Our team at the NYEE Robotics Program sought to apply the Preceyes Surgical System to glaucoma surgery—goniotomy and iStent (Glaukos) implantation specifically—but some modifications were required. We used a 3D printer to create an adapter for coupling the iStent injector with the robot. We then worked to adapt the angle of approach needed for adequate visualization and determine the parameters for operating a high-precision device in the angle using a joystick.
Ultimately, we were able to successfully perform high-precision goniotomy and iStent implantation in a synthetic eye. The robot was used for anterior chamber entry, engagement of the trabecular meshwork, implantation and deployment of the iStent, and high-precision goniotomy excision. Our experience operating the Preceyes device validated the reported lack of tremor and the high level of precision possible with its use.
CONCLUSION
Great collaboration was required to bring the Preceyes Surgical System to the United States and modify it for use in glaucoma surgery. We look forward to continuing to investigate where new levels of precision can take ophthalmic surgery in the future and seeing how these advances can improve patient outcomes. Further, with the Preceyes connected to the EyeSi surgical simulator, significant opportunities for training the next generation of microsurgeons abound.
1. Singhy SPN, Riviere C. Physiological tremor amplitude during retinal microsurgery. Paper presented at: Annual International Conference of the IEEE Engineering in Medicine and Biology Society; 2002.
2. Shin JY, Chu YK, Hong YT, Kwon OW, Byeon SH. Determination of macular hole size in relation to individual variabilities of fovea morphology. Eye (Lond). 2015;29(8):1051-1059.
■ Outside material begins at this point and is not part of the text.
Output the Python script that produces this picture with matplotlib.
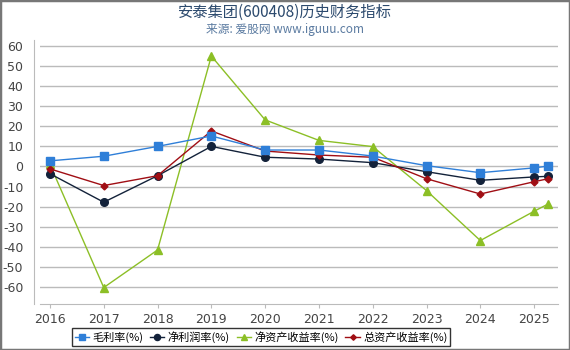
import matplotlib
matplotlib.use('Agg')
import matplotlib.pyplot as plt
from matplotlib.patches import Rectangle

plt.rcParams['font.family'] = ['DejaVu Sans', 'Noto Sans CJK SC']
plt.rcParams['axes.unicode_minus'] = False

# 报告期
x = [2016, 2017, 2018, 2019, 2020, 2021, 2022, 2023, 2024, 2025, 2025.26]
years = [2016, 2017, 2018, 2019, 2020, 2021, 2022, 2023, 2024, 2025]

gross_margin = [2.8, 5.1, 10.0, 15.2, 8.2, 8.2, 5.2, 0.4, -3.1, -0.7, 0.2]
net_margin = [-3.6, -17.8, -4.6, 10.0, 4.6, 3.7, 1.9, -2.6, -6.9, -5.2, -4.9]
roe = [1.0, -60.3, -41.6, 55.0, 23.2, 13.0, 9.9, -12.0, -36.9, -22.3, -18.7]
roa = [-1.2, -9.5, -4.6, 17.7, 7.7, 5.7, 4.6, -6.1, -13.7, -7.6, -6.1]

fig = plt.figure(figsize=(5.7, 3.5), dpi=100)
ax = fig.add_axes([40 / 570, 46 / 350, 518 / 570, 264 / 350])

ax.plot(x, gross_margin, color='#2f7fd8', lw=1, marker='s', ms=5.5, label='毛利率(%)', zorder=4)
ax.plot(x, net_margin, color='#13223a', lw=1, marker='o', ms=5.5, label='净利润率(%)', zorder=3)
ax.plot(x, roe, color='#8cbf26', lw=1, marker='^', ms=5.5, label='净资产收益率(%)', zorder=2)
ax.plot(x, roa, color='#a00e14', lw=1, marker='D', ms=3.5, label='总资产收益率(%)', zorder=3)

ax.set_xlim(2015.815, 2025.444)
ax.set_ylim(-68.5, 63)
ax.set_yticks(range(-60, 61, 10))
ax.set_xticks(years)
ax.set_xticklabels([str(y) for y in years])
ax.grid(axis='y', color='#bbbbbb', lw=1)
ax.set_axisbelow(True)

for s in ['top', 'right']:
    ax.spines[s].set_visible(False)
ax.spines['left'].set_position(('outward', 4))
ax.spines['left'].set_color('#bbbbbb')
ax.spines['bottom'].set_color('#bbbbbb')
ax.tick_params(axis='y', length=0, pad=8, labelsize=9, labelcolor='#444444')
ax.tick_params(axis='x', length=3, color='#bbbbbb', labelsize=9, labelcolor='#444444')

fig.text(0.5, 1 - 12 / 350, '安泰集团(600408)历史财务指标', ha='center', va='center',
         fontsize=11, color='#2c4a6e', family=['Noto Sans CJK SC', 'DejaVu Sans'])
fig.text(0.5, 1 - 29 / 350, '来源: 爱股网 www.iguuu.com', ha='center', va='center',
         fontsize=8.5, color='#5a7aa0', family=['Noto Sans CJK SC', 'DejaVu Sans'])

leg = fig.legend(loc='center', bbox_to_anchor=(261 / 570, 13 / 350), ncol=4,
                 prop={'family': 'Noto Sans CJK SC', 'size': 8},
                 frameon=True, fancybox=False, edgecolor='black', handlelength=1.3,
                 handletextpad=0.3, columnspacing=0.6, borderpad=0.25, markerscale=0.8)
leg.get_frame().set_linewidth(1)

# 外框
fig.patches.append(Rectangle((0, 0), 1, 1, transform=fig.transFigure, fill=False,
                             edgecolor='#777777', lw=2.5))

fig.savefig('out.png', dpi=100)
3. Goldenberg D. Shahar J, Loewenstein A, Goldstein M. Diameters of retinal blood vessels in a healthy cohort as measured by spectral domain optical coherence tomography. Retina. 2013;33(9):1888-1894.
4. Irshad FA, Mayfield MS, Zurakowski D, Ayyala RS. Variation in Schlemm’s canal diameter and location by ultrasound biomicroscopy. Ophthalmology. 2010;117(5):916-920.
5. Duong AT, Yuan M, Koenig LR, Rodriguez GH, Van Tassel SH. Adverse events associated with microinvasive glaucoma surgery reported to the Food and Drug Administration. Ophthalmol Glaucoma. 2021;4(4):433-435.
6. de Smet MD, de Jonge N, Iannetta D, et al. Human/robotic interaction: vision limits performance in simulated vitreoretinal surgery. Acta Ophthalmol. 2019;97(7):672-678.